— What is being asked —
Return every record exactly as written.

○ ○ ○ ○

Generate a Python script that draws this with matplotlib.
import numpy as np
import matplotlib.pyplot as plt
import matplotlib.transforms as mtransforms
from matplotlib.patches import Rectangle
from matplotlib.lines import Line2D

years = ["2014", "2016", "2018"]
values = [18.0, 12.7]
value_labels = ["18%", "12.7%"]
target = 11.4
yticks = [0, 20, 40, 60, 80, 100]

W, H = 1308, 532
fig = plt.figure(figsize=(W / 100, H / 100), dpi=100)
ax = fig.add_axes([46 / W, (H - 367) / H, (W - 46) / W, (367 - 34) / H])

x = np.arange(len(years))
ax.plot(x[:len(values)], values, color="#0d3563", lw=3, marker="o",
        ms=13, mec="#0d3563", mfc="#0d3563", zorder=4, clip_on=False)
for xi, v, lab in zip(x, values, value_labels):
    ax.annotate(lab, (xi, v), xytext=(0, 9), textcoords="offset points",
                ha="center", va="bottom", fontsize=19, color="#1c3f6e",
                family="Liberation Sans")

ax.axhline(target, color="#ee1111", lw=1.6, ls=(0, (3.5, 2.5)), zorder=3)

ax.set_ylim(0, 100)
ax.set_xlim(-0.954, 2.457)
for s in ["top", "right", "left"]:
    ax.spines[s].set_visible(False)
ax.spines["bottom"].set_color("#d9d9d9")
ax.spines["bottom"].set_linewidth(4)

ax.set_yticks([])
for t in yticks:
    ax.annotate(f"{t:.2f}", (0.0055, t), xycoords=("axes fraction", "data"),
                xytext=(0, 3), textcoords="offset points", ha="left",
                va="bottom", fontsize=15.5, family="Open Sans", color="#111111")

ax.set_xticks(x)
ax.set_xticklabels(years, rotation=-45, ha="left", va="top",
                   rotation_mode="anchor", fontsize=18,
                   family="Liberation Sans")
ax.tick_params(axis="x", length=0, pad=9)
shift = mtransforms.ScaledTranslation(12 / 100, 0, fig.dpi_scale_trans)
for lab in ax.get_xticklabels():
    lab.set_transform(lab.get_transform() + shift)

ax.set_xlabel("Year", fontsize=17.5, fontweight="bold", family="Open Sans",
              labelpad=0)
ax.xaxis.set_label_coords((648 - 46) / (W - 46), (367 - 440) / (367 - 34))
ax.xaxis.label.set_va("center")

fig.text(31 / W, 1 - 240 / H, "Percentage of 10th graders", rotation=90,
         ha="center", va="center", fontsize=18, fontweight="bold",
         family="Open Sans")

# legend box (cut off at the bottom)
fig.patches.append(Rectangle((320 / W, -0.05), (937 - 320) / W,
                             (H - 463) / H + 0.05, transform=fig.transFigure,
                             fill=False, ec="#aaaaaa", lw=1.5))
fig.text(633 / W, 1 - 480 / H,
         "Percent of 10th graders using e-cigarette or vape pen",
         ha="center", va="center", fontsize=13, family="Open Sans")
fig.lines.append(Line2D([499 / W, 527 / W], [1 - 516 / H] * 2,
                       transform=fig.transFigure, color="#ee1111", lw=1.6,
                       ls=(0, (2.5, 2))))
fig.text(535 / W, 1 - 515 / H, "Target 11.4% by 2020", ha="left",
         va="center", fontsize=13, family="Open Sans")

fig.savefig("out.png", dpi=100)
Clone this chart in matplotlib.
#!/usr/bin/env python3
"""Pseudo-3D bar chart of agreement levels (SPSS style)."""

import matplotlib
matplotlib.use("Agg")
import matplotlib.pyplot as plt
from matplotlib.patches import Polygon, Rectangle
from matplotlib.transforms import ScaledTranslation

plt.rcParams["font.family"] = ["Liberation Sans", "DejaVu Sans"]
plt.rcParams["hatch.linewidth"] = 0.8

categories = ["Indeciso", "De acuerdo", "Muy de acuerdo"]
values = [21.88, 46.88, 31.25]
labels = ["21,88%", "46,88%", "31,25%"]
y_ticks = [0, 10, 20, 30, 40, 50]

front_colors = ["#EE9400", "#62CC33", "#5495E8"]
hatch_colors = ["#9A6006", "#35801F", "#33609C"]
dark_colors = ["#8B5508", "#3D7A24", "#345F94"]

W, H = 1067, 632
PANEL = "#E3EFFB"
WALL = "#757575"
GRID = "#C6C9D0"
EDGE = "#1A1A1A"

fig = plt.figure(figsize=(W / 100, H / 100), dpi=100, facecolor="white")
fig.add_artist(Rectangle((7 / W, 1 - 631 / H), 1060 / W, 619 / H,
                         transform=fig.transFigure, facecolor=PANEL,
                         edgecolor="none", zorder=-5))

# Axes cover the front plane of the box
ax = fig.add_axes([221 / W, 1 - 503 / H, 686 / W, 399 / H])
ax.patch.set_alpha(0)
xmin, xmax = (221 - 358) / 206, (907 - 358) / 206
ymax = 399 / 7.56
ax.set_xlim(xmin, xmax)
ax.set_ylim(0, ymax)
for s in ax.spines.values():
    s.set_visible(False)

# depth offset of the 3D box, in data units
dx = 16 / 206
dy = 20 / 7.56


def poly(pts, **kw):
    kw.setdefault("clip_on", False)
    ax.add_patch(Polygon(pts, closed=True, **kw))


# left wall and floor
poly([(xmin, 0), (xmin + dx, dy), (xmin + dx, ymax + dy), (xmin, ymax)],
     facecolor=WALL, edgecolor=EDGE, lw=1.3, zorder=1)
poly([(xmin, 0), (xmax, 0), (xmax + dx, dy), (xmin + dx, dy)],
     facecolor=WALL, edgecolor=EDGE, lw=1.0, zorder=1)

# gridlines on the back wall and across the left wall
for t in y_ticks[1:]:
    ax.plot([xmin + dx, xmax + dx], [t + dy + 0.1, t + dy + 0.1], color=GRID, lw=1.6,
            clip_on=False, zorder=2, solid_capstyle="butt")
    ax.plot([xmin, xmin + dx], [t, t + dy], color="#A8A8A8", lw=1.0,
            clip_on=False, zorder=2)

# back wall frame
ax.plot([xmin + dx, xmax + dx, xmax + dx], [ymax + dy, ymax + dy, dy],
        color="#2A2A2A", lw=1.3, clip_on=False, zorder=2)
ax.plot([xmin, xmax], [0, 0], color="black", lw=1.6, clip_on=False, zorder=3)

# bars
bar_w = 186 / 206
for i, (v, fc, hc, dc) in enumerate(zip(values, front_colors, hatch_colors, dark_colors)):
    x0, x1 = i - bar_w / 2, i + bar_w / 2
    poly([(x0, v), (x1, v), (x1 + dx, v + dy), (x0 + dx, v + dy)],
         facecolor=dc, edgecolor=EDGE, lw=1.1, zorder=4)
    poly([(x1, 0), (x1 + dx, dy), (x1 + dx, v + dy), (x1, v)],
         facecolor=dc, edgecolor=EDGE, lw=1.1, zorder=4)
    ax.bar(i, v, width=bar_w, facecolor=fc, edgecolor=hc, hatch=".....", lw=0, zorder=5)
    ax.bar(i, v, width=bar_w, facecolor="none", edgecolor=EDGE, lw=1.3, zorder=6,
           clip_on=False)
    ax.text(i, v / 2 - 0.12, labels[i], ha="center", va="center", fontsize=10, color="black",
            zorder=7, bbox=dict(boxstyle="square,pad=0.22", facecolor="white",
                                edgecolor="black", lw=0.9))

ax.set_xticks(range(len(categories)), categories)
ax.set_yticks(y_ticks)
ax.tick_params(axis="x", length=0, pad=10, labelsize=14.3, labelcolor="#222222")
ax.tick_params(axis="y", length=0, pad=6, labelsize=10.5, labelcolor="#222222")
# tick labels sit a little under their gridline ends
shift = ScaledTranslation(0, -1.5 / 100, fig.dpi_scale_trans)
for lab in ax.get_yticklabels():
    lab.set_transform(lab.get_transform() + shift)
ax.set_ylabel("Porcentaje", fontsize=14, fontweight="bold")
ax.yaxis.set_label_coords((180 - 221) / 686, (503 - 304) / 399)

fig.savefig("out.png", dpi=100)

○ ○ ○ ○

— Finished task —
Generate a Python script that draws this with matplotlib.
import numpy as np
import matplotlib.pyplot as plt
import matplotlib.transforms as mtransforms
from matplotlib.patches import Rectangle
from matplotlib.lines import Line2D

years = ["2014", "2016", "2018"]
values = [18.0, 12.7]
value_labels = ["18%", "12.7%"]
target = 11.4
yticks = [0, 20, 40, 60, 80, 100]

W, H = 1308, 532
fig = plt.figure(figsize=(W / 100, H / 100), dpi=100)
ax = fig.add_axes([46 / W, (H - 367) / H, (W - 46) / W, (367 - 34) / H])

x = np.arange(len(years))
ax.plot(x[:len(values)], values, color="#0d3563", lw=3, marker="o",
        ms=13, mec="#0d3563", mfc="#0d3563", zorder=4, clip_on=False)
for xi, v, lab in zip(x, values, value_labels):
    ax.annotate(lab, (xi, v), xytext=(0, 9), textcoords="offset points",
                ha="center", va="bottom", fontsize=19, color="#1c3f6e",
                family="Liberation Sans")

ax.axhline(target, color="#ee1111", lw=1.6, ls=(0, (3.5, 2.5)), zorder=3)

ax.set_ylim(0, 100)
ax.set_xlim(-0.954, 2.457)
for s in ["top", "right", "left"]:
    ax.spines[s].set_visible(False)
ax.spines["bottom"].set_color("#d9d9d9")
ax.spines["bottom"].set_linewidth(4)

ax.set_yticks([])
for t in yticks:
    ax.annotate(f"{t:.2f}", (0.0055, t), xycoords=("axes fraction", "data"),
                xytext=(0, 3), textcoords="offset points", ha="left",
                va="bottom", fontsize=15.5, family="Open Sans", color="#111111")

ax.set_xticks(x)
ax.set_xticklabels(years, rotation=-45, ha="left", va="top",
                   rotation_mode="anchor", fontsize=18,
                   family="Liberation Sans")
ax.tick_params(axis="x", length=0, pad=9)
shift = mtransforms.ScaledTranslation(12 / 100, 0, fig.dpi_scale_trans)
for lab in ax.get_xticklabels():
    lab.set_transform(lab.get_transform() + shift)

ax.set_xlabel("Year", fontsize=17.5, fontweight="bold", family="Open Sans",
              labelpad=0)
ax.xaxis.set_label_coords((648 - 46) / (W - 46), (367 - 440) / (367 - 34))
ax.xaxis.label.set_va("center")

fig.text(31 / W, 1 - 240 / H, "Percentage of 10th graders", rotation=90,
         ha="center", va="center", fontsize=18, fontweight="bold",
         family="Open Sans")

# legend box (cut off at the bottom)
fig.patches.append(Rectangle((320 / W, -0.05), (937 - 320) / W,
                             (H - 463) / H + 0.05, transform=fig.transFigure,
                             fill=False, ec="#aaaaaa", lw=1.5))
fig.text(633 / W, 1 - 480 / H,
         "Percent of 10th graders using e-cigarette or vape pen",
         ha="center", va="center", fontsize=13, family="Open Sans")
fig.lines.append(Line2D([499 / W, 527 / W], [1 - 516 / H] * 2,
                       transform=fig.transFigure, color="#ee1111", lw=1.6,
                       ls=(0, (2.5, 2))))
fig.text(535 / W, 1 - 515 / H, "Target 11.4% by 2020", ha="left",
         va="center", fontsize=13, family="Open Sans")

fig.savefig("out.png", dpi=100)
Clone this chart in matplotlib.
#!/usr/bin/env python3
"""Pseudo-3D bar chart of agreement levels (SPSS style)."""

import matplotlib
matplotlib.use("Agg")
import matplotlib.pyplot as plt
from matplotlib.patches import Polygon, Rectangle
from matplotlib.transforms import ScaledTranslation

plt.rcParams["font.family"] = ["Liberation Sans", "DejaVu Sans"]
plt.rcParams["hatch.linewidth"] = 0.8

categories = ["Indeciso", "De acuerdo", "Muy de acuerdo"]
values = [21.88, 46.88, 31.25]
labels = ["21,88%", "46,88%", "31,25%"]
y_ticks = [0, 10, 20, 30, 40, 50]

front_colors = ["#EE9400", "#62CC33", "#5495E8"]
hatch_colors = ["#9A6006", "#35801F", "#33609C"]
dark_colors = ["#8B5508", "#3D7A24", "#345F94"]

W, H = 1067, 632
PANEL = "#E3EFFB"
WALL = "#757575"
GRID = "#C6C9D0"
EDGE = "#1A1A1A"

fig = plt.figure(figsize=(W / 100, H / 100), dpi=100, facecolor="white")
fig.add_artist(Rectangle((7 / W, 1 - 631 / H), 1060 / W, 619 / H,
                         transform=fig.transFigure, facecolor=PANEL,
                         edgecolor="none", zorder=-5))

# Axes cover the front plane of the box
ax = fig.add_axes([221 / W, 1 - 503 / H, 686 / W, 399 / H])
ax.patch.set_alpha(0)
xmin, xmax = (221 - 358) / 206, (907 - 358) / 206
ymax = 399 / 7.56
ax.set_xlim(xmin, xmax)
ax.set_ylim(0, ymax)
for s in ax.spines.values():
    s.set_visible(False)

# depth offset of the 3D box, in data units
dx = 16 / 206
dy = 20 / 7.56


def poly(pts, **kw):
    kw.setdefault("clip_on", False)
    ax.add_patch(Polygon(pts, closed=True, **kw))


# left wall and floor
poly([(xmin, 0), (xmin + dx, dy), (xmin + dx, ymax + dy), (xmin, ymax)],
     facecolor=WALL, edgecolor=EDGE, lw=1.3, zorder=1)
poly([(xmin, 0), (xmax, 0), (xmax + dx, dy), (xmin + dx, dy)],
     facecolor=WALL, edgecolor=EDGE, lw=1.0, zorder=1)

# gridlines on the back wall and across the left wall
for t in y_ticks[1:]:
    ax.plot([xmin + dx, xmax + dx], [t + dy + 0.1, t + dy + 0.1], color=GRID, lw=1.6,
            clip_on=False, zorder=2, solid_capstyle="butt")
    ax.plot([xmin, xmin + dx], [t, t + dy], color="#A8A8A8", lw=1.0,
            clip_on=False, zorder=2)

# back wall frame
ax.plot([xmin + dx, xmax + dx, xmax + dx], [ymax + dy, ymax + dy, dy],
        color="#2A2A2A", lw=1.3, clip_on=False, zorder=2)
ax.plot([xmin, xmax], [0, 0], color="black", lw=1.6, clip_on=False, zorder=3)

# bars
bar_w = 186 / 206
for i, (v, fc, hc, dc) in enumerate(zip(values, front_colors, hatch_colors, dark_colors)):
    x0, x1 = i - bar_w / 2, i + bar_w / 2
    poly([(x0, v), (x1, v), (x1 + dx, v + dy), (x0 + dx, v + dy)],
         facecolor=dc, edgecolor=EDGE, lw=1.1, zorder=4)
    poly([(x1, 0), (x1 + dx, dy), (x1 + dx, v + dy), (x1, v)],
         facecolor=dc, edgecolor=EDGE, lw=1.1, zorder=4)
    ax.bar(i, v, width=bar_w, facecolor=fc, edgecolor=hc, hatch=".....", lw=0, zorder=5)
    ax.bar(i, v, width=bar_w, facecolor="none", edgecolor=EDGE, lw=1.3, zorder=6,
           clip_on=False)
    ax.text(i, v / 2 - 0.12, labels[i], ha="center", va="center", fontsize=10, color="black",
            zorder=7, bbox=dict(boxstyle="square,pad=0.22", facecolor="white",
                                edgecolor="black", lw=0.9))

ax.set_xticks(range(len(categories)), categories)
ax.set_yticks(y_ticks)
ax.tick_params(axis="x", length=0, pad=10, labelsize=14.3, labelcolor="#222222")
ax.tick_params(axis="y", length=0, pad=6, labelsize=10.5, labelcolor="#222222")
# tick labels sit a little under their gridline ends
shift = ScaledTranslation(0, -1.5 / 100, fig.dpi_scale_trans)
for lab in ax.get_yticklabels():
    lab.set_transform(lab.get_transform() + shift)
ax.set_ylabel("Porcentaje", fontsize=14, fontweight="bold")
ax.yaxis.set_label_coords((180 - 221) / 686, (503 - 304) / 399)

fig.savefig("out.png", dpi=100)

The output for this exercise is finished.